Audio & Speech

Moving Speaker Separation via Parallel Spectral-Spatial Processing

A new dual-branch AI architecture solves the moving speaker problem, beating benchmarks by up to 2.2 dB.

Deep Dive

A research team from Tampere University and Aalto University has published a breakthrough paper on IEEE Transactions on Audio, Speech and Language Processing titled 'Moving Speaker Separation via Parallel Spectral-Spatial Processing.' The work introduces a novel dual-branch neural network architecture called PS2 that fundamentally rethinks how to handle the challenging problem of separating overlapping speech from moving sources. Traditional methods force a single network stream to model both the spectral (sound frequency) and spatial (source location) features of audio, creating a modeling conflict as these features evolve at different temporal scales. The PS2 architecture solves this by processing these features in parallel, dedicated streams before intelligently fusing them.

The technical innovation lies in the parallel design: a spectral branch uses a BLSTM-based frequency module, a Mamba-based temporal module, and self-attention, while a spatial branch uses bi-directional GRUs to track the geometric relationships between speakers and microphones. A cross-attention fusion mechanism dynamically weights the contributions from each branch. This approach yielded a significant 1.6-2.2 dB improvement in the Scale-Invariant Signal-to-Distortion Ratio (SI-SDR) over previous state-of-the-art methods on datasets like WHAMR! and a new WSJ0-Demand-6ch-Move dataset. Crucially, the model maintains robust performance (over 13 dB SI-SDR improvement) under varying reverberation, noise, and—most importantly—different source movement speeds, a key weakness of prior models.
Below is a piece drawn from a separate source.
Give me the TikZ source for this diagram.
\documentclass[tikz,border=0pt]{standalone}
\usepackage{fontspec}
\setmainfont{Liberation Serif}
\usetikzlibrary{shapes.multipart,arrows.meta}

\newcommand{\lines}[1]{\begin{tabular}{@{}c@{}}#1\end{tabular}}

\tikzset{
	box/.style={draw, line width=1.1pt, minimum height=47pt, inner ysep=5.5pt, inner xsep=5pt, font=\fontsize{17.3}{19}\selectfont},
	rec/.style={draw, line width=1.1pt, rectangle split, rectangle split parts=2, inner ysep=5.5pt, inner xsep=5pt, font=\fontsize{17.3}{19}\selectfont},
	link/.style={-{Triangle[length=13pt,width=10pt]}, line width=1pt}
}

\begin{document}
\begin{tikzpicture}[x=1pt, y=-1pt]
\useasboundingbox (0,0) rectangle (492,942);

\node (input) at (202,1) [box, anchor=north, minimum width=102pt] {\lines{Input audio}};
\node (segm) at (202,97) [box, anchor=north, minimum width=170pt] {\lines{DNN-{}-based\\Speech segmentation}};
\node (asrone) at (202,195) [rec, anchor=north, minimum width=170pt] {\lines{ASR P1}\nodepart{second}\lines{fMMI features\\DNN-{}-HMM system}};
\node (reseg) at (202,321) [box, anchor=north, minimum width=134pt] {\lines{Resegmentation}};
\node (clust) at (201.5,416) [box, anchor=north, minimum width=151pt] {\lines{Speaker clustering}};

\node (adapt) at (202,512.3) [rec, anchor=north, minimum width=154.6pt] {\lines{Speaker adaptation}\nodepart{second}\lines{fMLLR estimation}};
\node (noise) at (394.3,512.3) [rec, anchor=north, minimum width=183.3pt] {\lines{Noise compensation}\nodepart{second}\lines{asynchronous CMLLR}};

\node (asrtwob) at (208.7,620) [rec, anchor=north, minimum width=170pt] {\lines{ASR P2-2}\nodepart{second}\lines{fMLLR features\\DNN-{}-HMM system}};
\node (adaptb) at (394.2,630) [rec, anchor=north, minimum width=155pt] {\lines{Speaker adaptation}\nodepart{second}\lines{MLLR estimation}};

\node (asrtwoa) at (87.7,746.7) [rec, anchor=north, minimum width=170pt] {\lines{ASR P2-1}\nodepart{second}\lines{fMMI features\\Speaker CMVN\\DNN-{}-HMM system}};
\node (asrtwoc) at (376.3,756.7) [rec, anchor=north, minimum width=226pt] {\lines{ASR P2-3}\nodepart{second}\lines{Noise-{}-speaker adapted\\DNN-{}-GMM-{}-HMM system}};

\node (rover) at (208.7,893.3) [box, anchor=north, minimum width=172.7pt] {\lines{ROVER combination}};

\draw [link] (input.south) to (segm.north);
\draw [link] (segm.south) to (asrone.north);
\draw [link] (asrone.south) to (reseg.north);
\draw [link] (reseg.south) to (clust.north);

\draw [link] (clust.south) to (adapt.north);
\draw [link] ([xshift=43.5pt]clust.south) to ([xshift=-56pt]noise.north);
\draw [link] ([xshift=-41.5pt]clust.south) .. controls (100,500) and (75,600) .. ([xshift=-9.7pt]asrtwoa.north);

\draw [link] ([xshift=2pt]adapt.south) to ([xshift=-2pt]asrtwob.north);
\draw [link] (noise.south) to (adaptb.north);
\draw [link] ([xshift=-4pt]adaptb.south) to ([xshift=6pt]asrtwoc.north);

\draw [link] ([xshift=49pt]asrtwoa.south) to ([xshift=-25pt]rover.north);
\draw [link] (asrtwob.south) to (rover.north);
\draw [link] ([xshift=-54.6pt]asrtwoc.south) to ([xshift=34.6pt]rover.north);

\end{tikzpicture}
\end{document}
This research paves the way for vastly more effective speech separation in real-world dynamic settings, from video conferencing and smart speakers to hearing aids and autonomous vehicles.

Key Points
  • Dual-branch PS2 architecture processes spectral and spatial features in parallel, eliminating modeling conflict in sequential methods.
  • Achieves 1.6-2.2 dB SI-SDR improvement over SOTA and maintains >13 dB improvement even with fast-moving speakers.
  • Robust performance across varying reverberation (RT60), noise levels, and movement speeds on WHAMR! and WSJ0-Demand-6ch-Move datasets.

Why It Matters

Enables crystal-clear audio for video calls, voice assistants, and hearing aids in noisy, dynamic real-world environments.